→ Instruction
Drop the pictures, then extract the listing word for word.

→ Provided material

********

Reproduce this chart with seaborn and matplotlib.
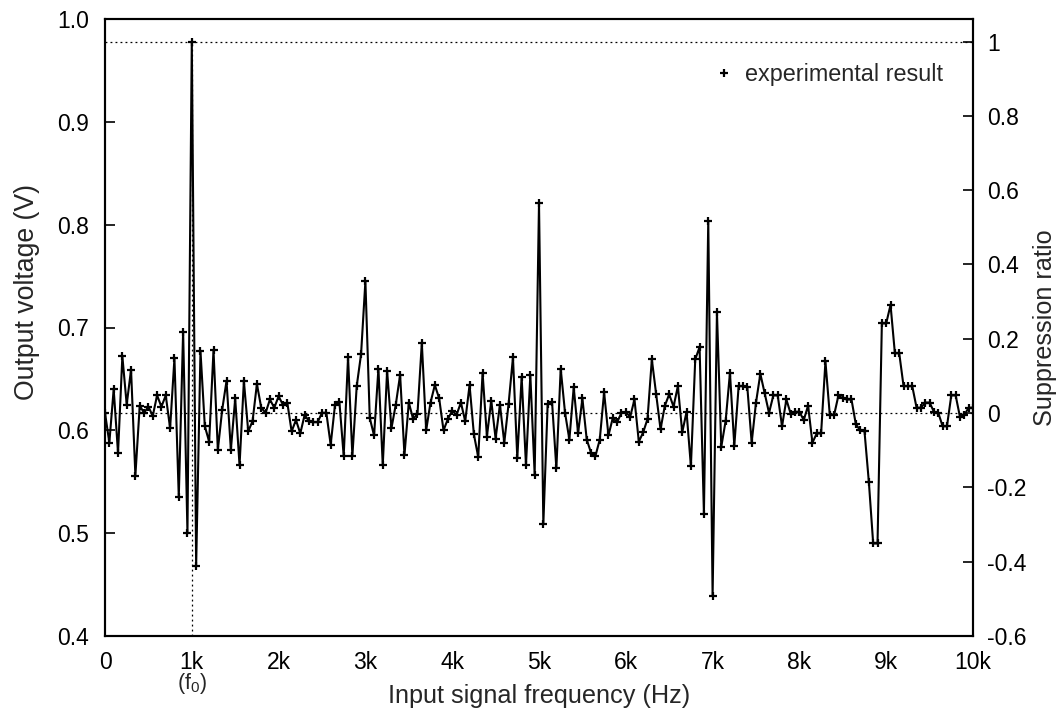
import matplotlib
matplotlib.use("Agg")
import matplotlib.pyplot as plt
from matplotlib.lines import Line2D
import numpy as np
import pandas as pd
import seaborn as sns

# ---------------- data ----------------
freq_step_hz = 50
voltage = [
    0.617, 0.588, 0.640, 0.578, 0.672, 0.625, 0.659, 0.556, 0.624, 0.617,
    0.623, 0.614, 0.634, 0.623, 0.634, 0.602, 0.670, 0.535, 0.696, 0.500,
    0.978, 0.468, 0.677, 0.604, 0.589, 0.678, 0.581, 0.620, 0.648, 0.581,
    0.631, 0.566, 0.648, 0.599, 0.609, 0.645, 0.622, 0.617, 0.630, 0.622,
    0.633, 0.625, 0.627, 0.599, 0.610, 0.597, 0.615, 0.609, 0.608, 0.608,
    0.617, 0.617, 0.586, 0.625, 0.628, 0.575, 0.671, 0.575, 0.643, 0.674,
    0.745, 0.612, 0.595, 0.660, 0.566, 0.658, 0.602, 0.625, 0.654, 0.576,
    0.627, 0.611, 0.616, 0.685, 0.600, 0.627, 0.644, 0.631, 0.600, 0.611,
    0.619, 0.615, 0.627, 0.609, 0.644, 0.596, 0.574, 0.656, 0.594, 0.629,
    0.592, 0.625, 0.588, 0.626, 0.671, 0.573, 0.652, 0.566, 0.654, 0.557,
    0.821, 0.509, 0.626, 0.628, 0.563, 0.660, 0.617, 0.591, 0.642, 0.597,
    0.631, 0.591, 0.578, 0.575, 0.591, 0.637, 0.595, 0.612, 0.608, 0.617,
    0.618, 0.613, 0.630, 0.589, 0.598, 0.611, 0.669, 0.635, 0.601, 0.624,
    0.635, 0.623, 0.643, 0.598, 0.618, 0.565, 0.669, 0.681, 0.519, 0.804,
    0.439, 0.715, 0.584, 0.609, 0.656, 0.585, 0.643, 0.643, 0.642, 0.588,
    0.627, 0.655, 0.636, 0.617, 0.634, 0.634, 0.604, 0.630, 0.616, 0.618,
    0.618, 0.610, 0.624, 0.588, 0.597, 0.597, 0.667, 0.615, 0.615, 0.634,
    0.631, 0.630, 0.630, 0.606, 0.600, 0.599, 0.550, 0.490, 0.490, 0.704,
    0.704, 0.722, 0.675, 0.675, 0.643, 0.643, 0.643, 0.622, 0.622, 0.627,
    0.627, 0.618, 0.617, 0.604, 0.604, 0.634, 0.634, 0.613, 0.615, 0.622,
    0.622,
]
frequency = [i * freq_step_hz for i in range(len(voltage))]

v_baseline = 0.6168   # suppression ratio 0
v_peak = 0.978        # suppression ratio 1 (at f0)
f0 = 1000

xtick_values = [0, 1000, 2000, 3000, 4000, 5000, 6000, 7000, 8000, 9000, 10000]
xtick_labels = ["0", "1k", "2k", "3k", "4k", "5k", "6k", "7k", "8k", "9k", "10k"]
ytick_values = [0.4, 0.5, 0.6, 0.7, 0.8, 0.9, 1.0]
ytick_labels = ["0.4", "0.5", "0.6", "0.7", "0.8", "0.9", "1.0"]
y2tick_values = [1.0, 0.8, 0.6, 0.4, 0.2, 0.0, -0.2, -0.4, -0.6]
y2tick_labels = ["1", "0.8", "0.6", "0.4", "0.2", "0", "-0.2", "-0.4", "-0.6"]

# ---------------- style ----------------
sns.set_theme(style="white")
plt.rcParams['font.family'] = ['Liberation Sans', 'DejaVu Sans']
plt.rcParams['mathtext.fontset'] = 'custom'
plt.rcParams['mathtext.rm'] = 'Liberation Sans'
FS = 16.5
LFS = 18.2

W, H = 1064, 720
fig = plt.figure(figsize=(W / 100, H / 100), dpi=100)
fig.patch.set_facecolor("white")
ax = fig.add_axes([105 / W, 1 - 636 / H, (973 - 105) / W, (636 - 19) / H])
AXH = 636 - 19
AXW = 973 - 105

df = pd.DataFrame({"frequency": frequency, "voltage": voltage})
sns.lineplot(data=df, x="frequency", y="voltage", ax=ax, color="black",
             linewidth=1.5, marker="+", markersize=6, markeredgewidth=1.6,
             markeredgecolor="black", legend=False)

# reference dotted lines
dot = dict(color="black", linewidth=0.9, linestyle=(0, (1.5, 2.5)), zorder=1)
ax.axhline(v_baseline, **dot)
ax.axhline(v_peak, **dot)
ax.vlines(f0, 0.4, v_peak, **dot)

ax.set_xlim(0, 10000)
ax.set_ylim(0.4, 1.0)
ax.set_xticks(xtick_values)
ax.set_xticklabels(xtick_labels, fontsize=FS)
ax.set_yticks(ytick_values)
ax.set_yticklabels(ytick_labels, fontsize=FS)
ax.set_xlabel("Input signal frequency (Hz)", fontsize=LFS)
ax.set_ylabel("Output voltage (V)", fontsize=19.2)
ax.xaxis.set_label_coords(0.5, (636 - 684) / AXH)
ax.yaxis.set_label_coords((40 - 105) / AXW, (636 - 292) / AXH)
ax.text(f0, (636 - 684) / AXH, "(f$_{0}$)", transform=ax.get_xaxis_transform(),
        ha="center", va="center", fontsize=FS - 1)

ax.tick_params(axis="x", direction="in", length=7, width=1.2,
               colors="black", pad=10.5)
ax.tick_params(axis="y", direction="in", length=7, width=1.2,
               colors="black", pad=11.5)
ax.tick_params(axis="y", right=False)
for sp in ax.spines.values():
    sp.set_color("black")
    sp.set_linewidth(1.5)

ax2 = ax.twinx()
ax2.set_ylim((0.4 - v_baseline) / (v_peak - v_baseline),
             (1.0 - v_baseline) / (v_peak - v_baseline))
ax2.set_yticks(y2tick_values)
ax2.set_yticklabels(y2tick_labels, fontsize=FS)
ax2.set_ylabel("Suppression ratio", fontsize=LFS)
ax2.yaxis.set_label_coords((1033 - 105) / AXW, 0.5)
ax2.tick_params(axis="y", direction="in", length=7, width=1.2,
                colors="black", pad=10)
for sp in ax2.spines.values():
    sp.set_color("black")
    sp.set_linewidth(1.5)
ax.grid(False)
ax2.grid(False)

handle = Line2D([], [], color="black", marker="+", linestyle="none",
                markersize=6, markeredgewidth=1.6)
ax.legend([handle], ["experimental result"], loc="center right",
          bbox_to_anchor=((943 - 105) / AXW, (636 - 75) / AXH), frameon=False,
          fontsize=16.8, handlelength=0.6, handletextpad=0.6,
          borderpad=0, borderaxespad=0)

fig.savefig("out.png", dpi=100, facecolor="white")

********

→ Answer to this exercise
Reproduce this chart with seaborn and matplotlib.
import matplotlib
matplotlib.use("Agg")
import matplotlib.pyplot as plt
from matplotlib.lines import Line2D
import numpy as np
import pandas as pd
import seaborn as sns

# ---------------- data ----------------
freq_step_hz = 50
voltage = [
    0.617, 0.588, 0.640, 0.578, 0.672, 0.625, 0.659, 0.556, 0.624, 0.617,
    0.623, 0.614, 0.634, 0.623, 0.634, 0.602, 0.670, 0.535, 0.696, 0.500,
    0.978, 0.468, 0.677, 0.604, 0.589, 0.678, 0.581, 0.620, 0.648, 0.581,
    0.631, 0.566, 0.648, 0.599, 0.609, 0.645, 0.622, 0.617, 0.630, 0.622,
    0.633, 0.625, 0.627, 0.599, 0.610, 0.597, 0.615, 0.609, 0.608, 0.608,
    0.617, 0.617, 0.586, 0.625, 0.628, 0.575, 0.671, 0.575, 0.643, 0.674,
    0.745, 0.612, 0.595, 0.660, 0.566, 0.658, 0.602, 0.625, 0.654, 0.576,
    0.627, 0.611, 0.616, 0.685, 0.600, 0.627, 0.644, 0.631, 0.600, 0.611,
    0.619, 0.615, 0.627, 0.609, 0.644, 0.596, 0.574, 0.656, 0.594, 0.629,
    0.592, 0.625, 0.588, 0.626, 0.671, 0.573, 0.652, 0.566, 0.654, 0.557,
    0.821, 0.509, 0.626, 0.628, 0.563, 0.660, 0.617, 0.591, 0.642, 0.597,
    0.631, 0.591, 0.578, 0.575, 0.591, 0.637, 0.595, 0.612, 0.608, 0.617,
    0.618, 0.613, 0.630, 0.589, 0.598, 0.611, 0.669, 0.635, 0.601, 0.624,
    0.635, 0.623, 0.643, 0.598, 0.618, 0.565, 0.669, 0.681, 0.519, 0.804,
    0.439, 0.715, 0.584, 0.609, 0.656, 0.585, 0.643, 0.643, 0.642, 0.588,
    0.627, 0.655, 0.636, 0.617, 0.634, 0.634, 0.604, 0.630, 0.616, 0.618,
    0.618, 0.610, 0.624, 0.588, 0.597, 0.597, 0.667, 0.615, 0.615, 0.634,
    0.631, 0.630, 0.630, 0.606, 0.600, 0.599, 0.550, 0.490, 0.490, 0.704,
    0.704, 0.722, 0.675, 0.675, 0.643, 0.643, 0.643, 0.622, 0.622, 0.627,
    0.627, 0.618, 0.617, 0.604, 0.604, 0.634, 0.634, 0.613, 0.615, 0.622,
    0.622,
]
frequency = [i * freq_step_hz for i in range(len(voltage))]

v_baseline = 0.6168   # suppression ratio 0
v_peak = 0.978        # suppression ratio 1 (at f0)
f0 = 1000

xtick_values = [0, 1000, 2000, 3000, 4000, 5000, 6000, 7000, 8000, 9000, 10000]
xtick_labels = ["0", "1k", "2k", "3k", "4k", "5k", "6k", "7k", "8k", "9k", "10k"]
ytick_values = [0.4, 0.5, 0.6, 0.7, 0.8, 0.9, 1.0]
ytick_labels = ["0.4", "0.5", "0.6", "0.7", "0.8", "0.9", "1.0"]
y2tick_values = [1.0, 0.8, 0.6, 0.4, 0.2, 0.0, -0.2, -0.4, -0.6]
y2tick_labels = ["1", "0.8", "0.6", "0.4", "0.2", "0", "-0.2", "-0.4", "-0.6"]

# ---------------- style ----------------
sns.set_theme(style="white")
plt.rcParams['font.family'] = ['Liberation Sans', 'DejaVu Sans']
plt.rcParams['mathtext.fontset'] = 'custom'
plt.rcParams['mathtext.rm'] = 'Liberation Sans'
FS = 16.5
LFS = 18.2

W, H = 1064, 720
fig = plt.figure(figsize=(W / 100, H / 100), dpi=100)
fig.patch.set_facecolor("white")
ax = fig.add_axes([105 / W, 1 - 636 / H, (973 - 105) / W, (636 - 19) / H])
AXH = 636 - 19
AXW = 973 - 105

df = pd.DataFrame({"frequency": frequency, "voltage": voltage})
sns.lineplot(data=df, x="frequency", y="voltage", ax=ax, color="black",
             linewidth=1.5, marker="+", markersize=6, markeredgewidth=1.6,
             markeredgecolor="black", legend=False)

# reference dotted lines
dot = dict(color="black", linewidth=0.9, linestyle=(0, (1.5, 2.5)), zorder=1)
ax.axhline(v_baseline, **dot)
ax.axhline(v_peak, **dot)
ax.vlines(f0, 0.4, v_peak, **dot)

ax.set_xlim(0, 10000)
ax.set_ylim(0.4, 1.0)
ax.set_xticks(xtick_values)
ax.set_xticklabels(xtick_labels, fontsize=FS)
ax.set_yticks(ytick_values)
ax.set_yticklabels(ytick_labels, fontsize=FS)
ax.set_xlabel("Input signal frequency (Hz)", fontsize=LFS)
ax.set_ylabel("Output voltage (V)", fontsize=19.2)
ax.xaxis.set_label_coords(0.5, (636 - 684) / AXH)
ax.yaxis.set_label_coords((40 - 105) / AXW, (636 - 292) / AXH)
ax.text(f0, (636 - 684) / AXH, "(f$_{0}$)", transform=ax.get_xaxis_transform(),
        ha="center", va="center", fontsize=FS - 1)

ax.tick_params(axis="x", direction="in", length=7, width=1.2,
               colors="black", pad=10.5)
ax.tick_params(axis="y", direction="in", length=7, width=1.2,
               colors="black", pad=11.5)
ax.tick_params(axis="y", right=False)
for sp in ax.spines.values():
    sp.set_color("black")
    sp.set_linewidth(1.5)

ax2 = ax.twinx()
ax2.set_ylim((0.4 - v_baseline) / (v_peak - v_baseline),
             (1.0 - v_baseline) / (v_peak - v_baseline))
ax2.set_yticks(y2tick_values)
ax2.set_yticklabels(y2tick_labels, fontsize=FS)
ax2.set_ylabel("Suppression ratio", fontsize=LFS)
ax2.yaxis.set_label_coords((1033 - 105) / AXW, 0.5)
ax2.tick_params(axis="y", direction="in", length=7, width=1.2,
                colors="black", pad=10)
for sp in ax2.spines.values():
    sp.set_color("black")
    sp.set_linewidth(1.5)
ax.grid(False)
ax2.grid(False)

handle = Line2D([], [], color="black", marker="+", linestyle="none",
                markersize=6, markeredgewidth=1.6)
ax.legend([handle], ["experimental result"], loc="center right",
          bbox_to_anchor=((943 - 105) / AXW, (636 - 75) / AXH), frameon=False,
          fontsize=16.8, handlelength=0.6, handletextpad=0.6,
          borderpad=0, borderaxespad=0)

fig.savefig("out.png", dpi=100, facecolor="white")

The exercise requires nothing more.